───── DATASET SECTION ─────

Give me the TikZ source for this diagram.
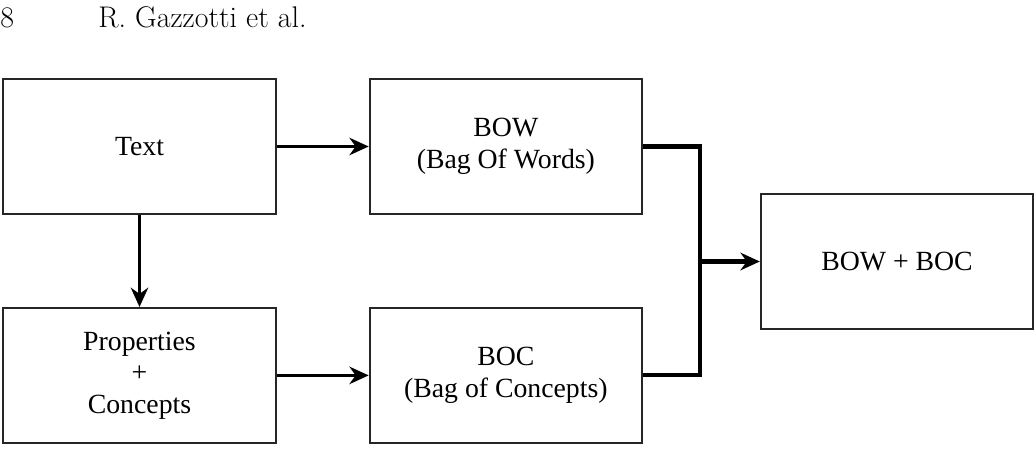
\documentclass[tikz,border=0pt]{standalone}
\usepackage{fontspec}
\newfontfamily\boxfont{Liberation Serif}
\usetikzlibrary{arrows.meta, positioning}

\begin{document}
\begin{tikzpicture}[
    x=0.02cm, y=-0.02cm,
    node distance=1.84cm,
    stage/.style={rectangle, draw=black!85, line width=1.1pt, minimum width=5.45cm, minimum height=2.7cm, align=center, font=\boxfont\fontsize{15.8}{18}\selectfont},
    arrow/.style={-{Stealth[length=11pt, width=10pt]}, line width=1.4pt},
    merge/.style={line width=2.3pt}
]
    \useasboundingbox (0,0) rectangle (1036,450);
    \node[anchor=base west, inner sep=0pt, font=\fontsize{17}{20}\selectfont] (pg) at (0,27) {8};
    \node[anchor=base west, inner sep=0pt, font=\fontsize{17}{20}\selectfont] (hd) at (98,27) {R. Gazzotti et al.};

    \node[stage] (txt) at (139.5,146.5) {Text};
    \node[stage, right=of txt] (bow) {BOW\\(Bag Of Words)};
    \node[stage, below=of txt] (prop) {Properties\\+\\Concepts};
    \node[stage, right=of prop] (boc) {BOC\\(Bag of Concepts)};
    \node[stage] (both) at (897,261.5) {BOW + BOC};

    \draw[arrow] (txt) -- (bow);
    \draw[arrow] (txt) -- (prop);
    \draw[arrow] (prop) -- (boc);

    % join of both bags
    \coordinate (jn) at (700,261.5);
    \draw[merge] (bow.east) -| (jn) |- (boc.east);
    \draw[merge, -{Stealth[length=11pt, width=10pt]}] (jn) -- (both);
\end{tikzpicture}
\end{document}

─────

CHALLENGE: Go through the listing above and write it all out exactly, leaving out any picture.

ANSWER TO THE TASK:
Give me the TikZ source for this diagram.
\documentclass[tikz,border=0pt]{standalone}
\usepackage{fontspec}
\newfontfamily\boxfont{Liberation Serif}
\usetikzlibrary{arrows.meta, positioning}

\begin{document}
\begin{tikzpicture}[
    x=0.02cm, y=-0.02cm,
    node distance=1.84cm,
    stage/.style={rectangle, draw=black!85, line width=1.1pt, minimum width=5.45cm, minimum height=2.7cm, align=center, font=\boxfont\fontsize{15.8}{18}\selectfont},
    arrow/.style={-{Stealth[length=11pt, width=10pt]}, line width=1.4pt},
    merge/.style={line width=2.3pt}
]
    \useasboundingbox (0,0) rectangle (1036,450);
    \node[anchor=base west, inner sep=0pt, font=\fontsize{17}{20}\selectfont] (pg) at (0,27) {8};
    \node[anchor=base west, inner sep=0pt, font=\fontsize{17}{20}\selectfont] (hd) at (98,27) {R. Gazzotti et al.};

    \node[stage] (txt) at (139.5,146.5) {Text};
    \node[stage, right=of txt] (bow) {BOW\\(Bag Of Words)};
    \node[stage, below=of txt] (prop) {Properties\\+\\Concepts};
    \node[stage, right=of prop] (boc) {BOC\\(Bag of Concepts)};
    \node[stage] (both) at (897,261.5) {BOW + BOC};

    \draw[arrow] (txt) -- (bow);
    \draw[arrow] (txt) -- (prop);
    \draw[arrow] (prop) -- (boc);

    % join of both bags
    \coordinate (jn) at (700,261.5);
    \draw[merge] (bow.east) -| (jn) |- (boc.east);
    \draw[merge, -{Stealth[length=11pt, width=10pt]}] (jn) -- (both);
\end{tikzpicture}
\end{document}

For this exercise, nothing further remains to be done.